Goal: Without the pictures, output the lines of the material from the very first through the one that holds "saturation=1, legend=True)".
— Start of Dataset section —
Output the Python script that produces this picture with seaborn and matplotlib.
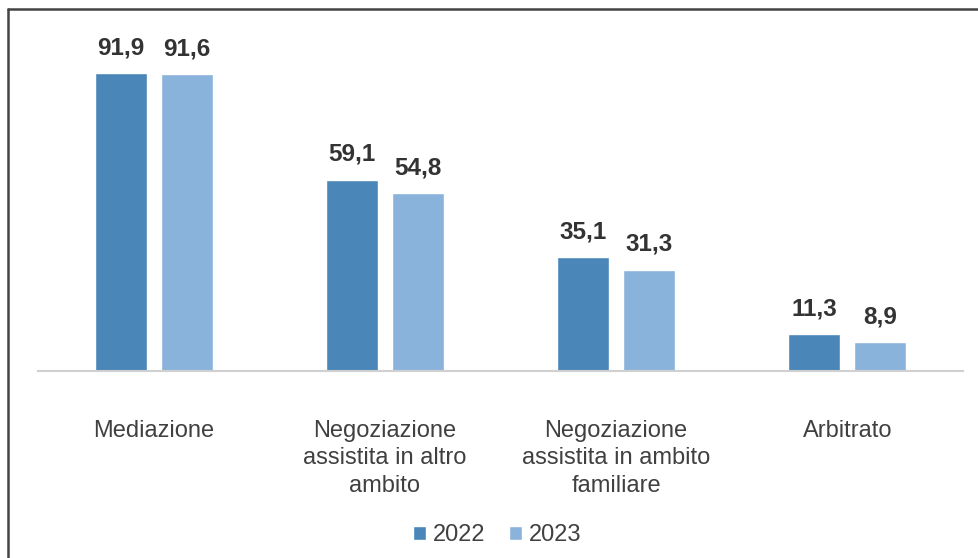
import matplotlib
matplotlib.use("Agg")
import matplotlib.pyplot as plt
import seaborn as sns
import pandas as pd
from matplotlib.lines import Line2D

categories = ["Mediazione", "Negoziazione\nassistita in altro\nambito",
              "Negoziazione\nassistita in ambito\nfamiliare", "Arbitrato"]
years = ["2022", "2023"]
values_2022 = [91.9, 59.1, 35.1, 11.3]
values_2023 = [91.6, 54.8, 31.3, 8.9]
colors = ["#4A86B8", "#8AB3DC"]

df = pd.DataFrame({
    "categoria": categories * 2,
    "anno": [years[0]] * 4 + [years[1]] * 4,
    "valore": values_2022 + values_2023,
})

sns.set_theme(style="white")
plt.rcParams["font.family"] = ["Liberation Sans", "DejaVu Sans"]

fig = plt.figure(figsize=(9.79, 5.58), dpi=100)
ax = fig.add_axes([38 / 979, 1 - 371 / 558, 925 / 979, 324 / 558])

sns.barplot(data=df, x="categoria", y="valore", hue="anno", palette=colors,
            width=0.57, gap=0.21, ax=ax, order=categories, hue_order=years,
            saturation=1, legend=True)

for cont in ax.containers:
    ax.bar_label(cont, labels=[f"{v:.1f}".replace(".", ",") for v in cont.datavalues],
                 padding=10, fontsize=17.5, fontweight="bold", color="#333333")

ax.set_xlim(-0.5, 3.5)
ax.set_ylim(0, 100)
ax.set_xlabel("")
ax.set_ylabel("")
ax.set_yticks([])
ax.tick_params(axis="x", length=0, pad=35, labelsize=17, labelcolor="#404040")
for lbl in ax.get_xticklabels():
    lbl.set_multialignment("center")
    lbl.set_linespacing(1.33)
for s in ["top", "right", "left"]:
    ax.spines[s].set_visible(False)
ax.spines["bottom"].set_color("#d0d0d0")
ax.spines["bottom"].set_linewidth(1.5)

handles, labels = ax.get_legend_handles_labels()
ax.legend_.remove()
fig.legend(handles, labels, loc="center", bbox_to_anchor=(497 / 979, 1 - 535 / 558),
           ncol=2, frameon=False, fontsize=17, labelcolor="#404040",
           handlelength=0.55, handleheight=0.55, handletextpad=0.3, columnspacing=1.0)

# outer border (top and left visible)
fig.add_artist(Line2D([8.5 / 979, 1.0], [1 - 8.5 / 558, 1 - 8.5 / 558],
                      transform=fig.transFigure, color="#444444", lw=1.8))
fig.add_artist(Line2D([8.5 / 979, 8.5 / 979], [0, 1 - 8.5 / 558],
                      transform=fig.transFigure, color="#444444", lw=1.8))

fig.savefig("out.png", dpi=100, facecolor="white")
— End of Dataset section —
Output:
Output the Python script that produces this picture with seaborn and matplotlib.
import matplotlib
matplotlib.use("Agg")
import matplotlib.pyplot as plt
import seaborn as sns
import pandas as pd
from matplotlib.lines import Line2D

categories = ["Mediazione", "Negoziazione\nassistita in altro\nambito",
              "Negoziazione\nassistita in ambito\nfamiliare", "Arbitrato"]
years = ["2022", "2023"]
values_2022 = [91.9, 59.1, 35.1, 11.3]
values_2023 = [91.6, 54.8, 31.3, 8.9]
colors = ["#4A86B8", "#8AB3DC"]

df = pd.DataFrame({
    "categoria": categories * 2,
    "anno": [years[0]] * 4 + [years[1]] * 4,
    "valore": values_2022 + values_2023,
})

sns.set_theme(style="white")
plt.rcParams["font.family"] = ["Liberation Sans", "DejaVu Sans"]

fig = plt.figure(figsize=(9.79, 5.58), dpi=100)
ax = fig.add_axes([38 / 979, 1 - 371 / 558, 925 / 979, 324 / 558])

sns.barplot(data=df, x="categoria", y="valore", hue="anno", palette=colors,
            width=0.57, gap=0.21, ax=ax, order=categories, hue_order=years,
            saturation=1, legend=True)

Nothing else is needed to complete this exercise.